Stopping Distance (Friction and Kinematics)

[Chandasouk]

Homework Statement

If the coefficient of kinetic friction between tires and dry pavement is 0.800, what is the shortest distance in which an automobile can be stopped by locking the brakes when traveling at 27.9 m/s?
Take the free fall acceleration to be g = 9.80 m/s^2.

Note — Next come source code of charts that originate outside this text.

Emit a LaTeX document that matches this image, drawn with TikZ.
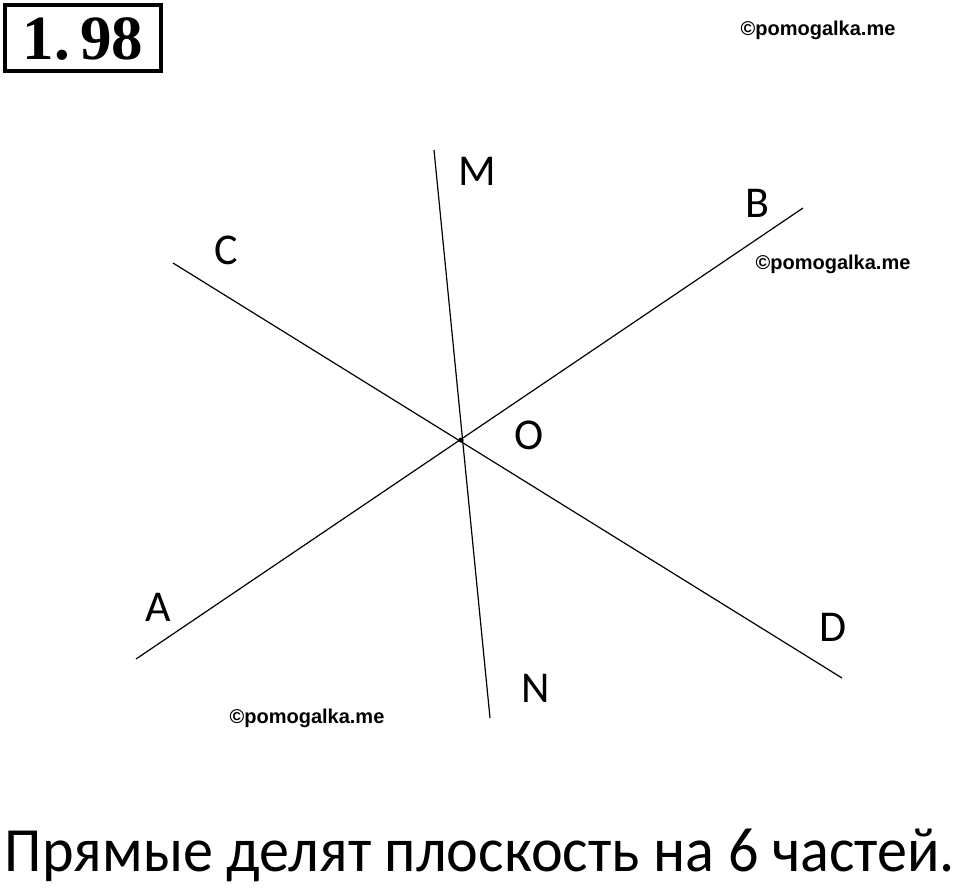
\documentclass[tikz,border=0pt]{standalone}
\usepackage{fontspec}
\usepackage{graphicx}
\setmainfont{Carlito}
\newfontfamily\wmfont{Liberation Sans}
\newfontfamily\titlefont{Liberation Serif}
\begin{document}
\begin{tikzpicture}[x=1pt,y=-1pt,
  geoline/.style={line width=1.2pt, black},
  ptlabel/.style={font=\fontsize{44}{44}\selectfont, inner sep=0pt},
  wmark/.style={font=\wmfont\bfseries\fontsize{20}{20}\selectfont, inner sep=0pt},
  titlebox/.style={draw, line width=4.5pt, minimum width=156pt, minimum height=66pt, inner sep=0pt}]
\useasboundingbox (0,0) rectangle (960,887);
% title
\node[titlebox] (tbox) at (83,38) {};
\node[font=\titlefont\bfseries\fontsize{63}{63}\selectfont, anchor=base, inner sep=0pt] (title) at (83,59) {1.\,98};
% watermarks
\node[wmark] (wm1) at (818,30) {©pomogalka.me};
\node[wmark] (wm2) at (833,264) {©pomogalka.me};
\node[wmark] (wm3) at (307,718) {©pomogalka.me};
% points
\coordinate (O) at (461,440);
\coordinate (Mend) at (434,150);
\coordinate (Nend) at (490,718);
\coordinate (Cend) at (173,263);
\coordinate (Dend) at (842,678);
\coordinate (Aend) at (136,659);
\coordinate (Bend) at (803,208);
\draw[geoline] (Mend) -- (Nend);
\draw[geoline] (Cend) -- (Dend);
\draw[geoline] (Aend) -- (Bend);
\fill (O) circle (2.5pt);
% labels
\node[ptlabel] (M) at (477,171) {M};
\node[ptlabel] (N) at (536,688) {N};
\node[ptlabel] (B) at (757,203) {B};
\node[ptlabel] (C) at (226,250) {C};
\node[ptlabel] (D) at (833,627) {D};
\node[ptlabel] (A) at (158,607) {A};
\node[ptlabel] (Olab) at (529,435) {O};
% caption
\node[font=\fontsize{63}{63}\selectfont, anchor=base, inner sep=0pt] (caption) at (480,871) {\resizebox{950pt}{\height}{Прямые делят плоскость на 6 частей.}};
\end{tikzpicture}
\end{document}
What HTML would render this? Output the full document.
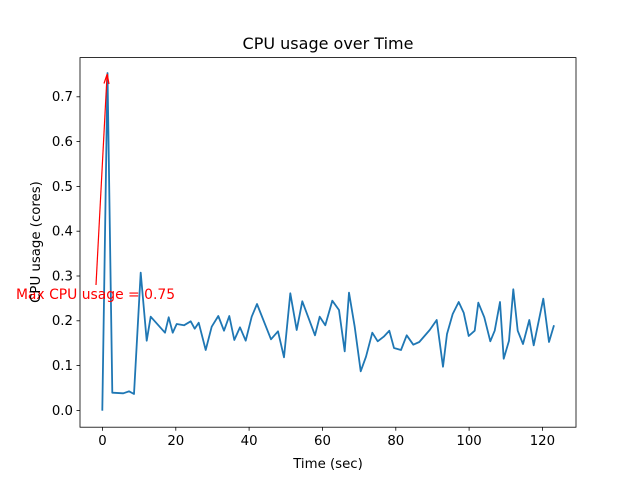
<!DOCTYPE html>
<html><head><style>body{margin:0;background:#fff}svg{display:block}</style></head><body>
<svg width="640" height="480" xmlns="http://www.w3.org/2000/svg" font-family="DejaVu Sans, Liberation Sans, sans-serif">
<rect width="640" height="480" fill="#fff"/>
<polyline fill="none" stroke="#1f77b4" stroke-width="1.8" stroke-linejoin="round" points="102.3,410.7 107.5,73 112.3,392.7 123.3,393.3 129,391.3 134,394 140.7,272.7 146.7,340.7 150.7,316.7 165,332.7 168.7,317.3 172.7,332.7 176.7,324 184,325.3 190.7,321.3 194.7,328.7 198.7,322.7 205.7,350 211.7,326.7 218.3,316 224,330.7 229.3,316 234.3,340 240,327.3 245.7,340.7 251.7,316.7 257,304 271,339.3 278,331.3 284,357.3 290.3,293.3 296.7,330 302.3,301.3 315,335.3 319.7,316.7 325.3,325.3 332.3,300.7 339,310 344.7,351.3 349,292.7 354.7,326.7 360.7,371.3 366,356.7 372.3,332.7 377.7,341.3 383.7,336.7 389.3,330.7 394,348 401,350 406.7,335.3 413.3,344.7 419.3,342 429.7,330 436.7,320 443,366.7 447,334 452.7,314 458.7,302 463.7,312.7 468.7,336 474.7,330.7 478.3,302.7 484.3,317.3 490.3,341.3 494.7,330.7 500,302 503.7,358.7 509,340.7 513.3,289.3 517.7,330.7 523,344 529.3,320 533.7,345.3 543.3,298.7 549,342 554,325.3"/>
<line x1="96" y1="285" x2="107" y2="76" stroke="red" stroke-width="1.2"/>
<polyline points="104,83.5 107.2,74 109,84" fill="none" stroke="red" stroke-width="1.2"/>
<text x="95.5" y="299" fill="red" font-size="13.9" text-anchor="middle">Max CPU usage = 0.75</text>
<rect x="80" y="57.6" width="496" height="369.6" fill="none" stroke="#000" stroke-width="0.8"/>
<g stroke="#000" stroke-width="0.8">
<line x1="102.5" y1="427.2" x2="102.5" y2="430.7"/><line x1="175.8" y1="427.2" x2="175.8" y2="430.7"/><line x1="249.1" y1="427.2" x2="249.1" y2="430.7"/><line x1="322.5" y1="427.2" x2="322.5" y2="430.7"/><line x1="395.8" y1="427.2" x2="395.8" y2="430.7"/><line x1="469.1" y1="427.2" x2="469.1" y2="430.7"/><line x1="542.4" y1="427.2" x2="542.4" y2="430.7"/>
<line x1="76.5" y1="410.4" x2="80" y2="410.4"/><line x1="76.5" y1="365.6" x2="80" y2="365.6"/><line x1="76.5" y1="320.8" x2="80" y2="320.8"/><line x1="76.5" y1="276" x2="80" y2="276"/><line x1="76.5" y1="231.2" x2="80" y2="231.2"/><line x1="76.5" y1="186.4" x2="80" y2="186.4"/><line x1="76.5" y1="141.6" x2="80" y2="141.6"/><line x1="76.5" y1="96.8" x2="80" y2="96.8"/>
</g>
<g font-size="13.3" fill="#000" text-anchor="middle">
<text x="102.5" y="445">0</text><text x="175.8" y="445">20</text><text x="249.1" y="445">40</text><text x="322.5" y="445">60</text><text x="395.8" y="445">80</text><text x="469.1" y="445">100</text><text x="542.4" y="445">120</text>
<text x="328" y="468">Time (sec)</text>
<text x="328" y="49" font-size="16">CPU usage over Time</text>
</g>
<g font-size="13.3" fill="#000" text-anchor="end">
<text x="73" y="415">0.0</text><text x="73" y="370">0.1</text><text x="73" y="325">0.2</text><text x="73" y="280.5">0.3</text><text x="73" y="235.5">0.4</text><text x="73" y="191">0.5</text><text x="73" y="146">0.6</text><text x="73" y="101">0.7</text>
</g>
<text transform="translate(40,242) rotate(-90)" font-size="13.3" text-anchor="middle">CPU usage (cores)</text>
</svg>
</body></html>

On wet pavement the coefficient of kinetic friction may be only 0.250. How fast should you drive on wet pavement in order to be able to stop in the same distance as in part (a)? (Note: Locking the brakes is not the safest way to stop.)

For the first part, I did

Weight = mg -> m(-9.80) = w

And Fn = 9.80m

I found the frictional force = \muk*Fn

Frictional Force = (.800)*9.80m = 7.84m

From here what should I do? Fnet = ma so therefore

ma=7.84m

a = 7.84m/s^2

Then using Vfinal^2=Vinitial^2+2a\Deltax

\Deltax= 49.6 m ?

 

[Dick]

Sure. That's fine. If you are writing it up to turn in I'd suggest putting units on numbers that have units. Like '9.8' should be '9.8*m/s^2'. To avoid confusion with m=mass and m=meters you might want to use a different symbol for mass.

 

[Chandasouk]

For part B, is the answer 15.6m/s?

Frictional Force = (.250)(9.80m) = 2.45m

ma=2.45m

a=2.45m/s^2

Vf = 0

and plugging in the values

Vfinal^2=Vinitial^2+2a/\ x

Vintial = 15.6m/s ?

The thing is, if I solved it using that equation, I ended up having to square root a negative number which is not possible to do. I had to square root -243.04 but instead just squared 243.04 to get my answer. Is it even correct? If so, where did I go wrong with ending up with a negative sign?

 

[Dick]

Your answer is right again. Vfinal should be 0. And in both cases 'a' should correctly speaking, be negative. You are decelerating. You should have run into the same problem in the first case, if you were really paying close attention to signs. I wasn't.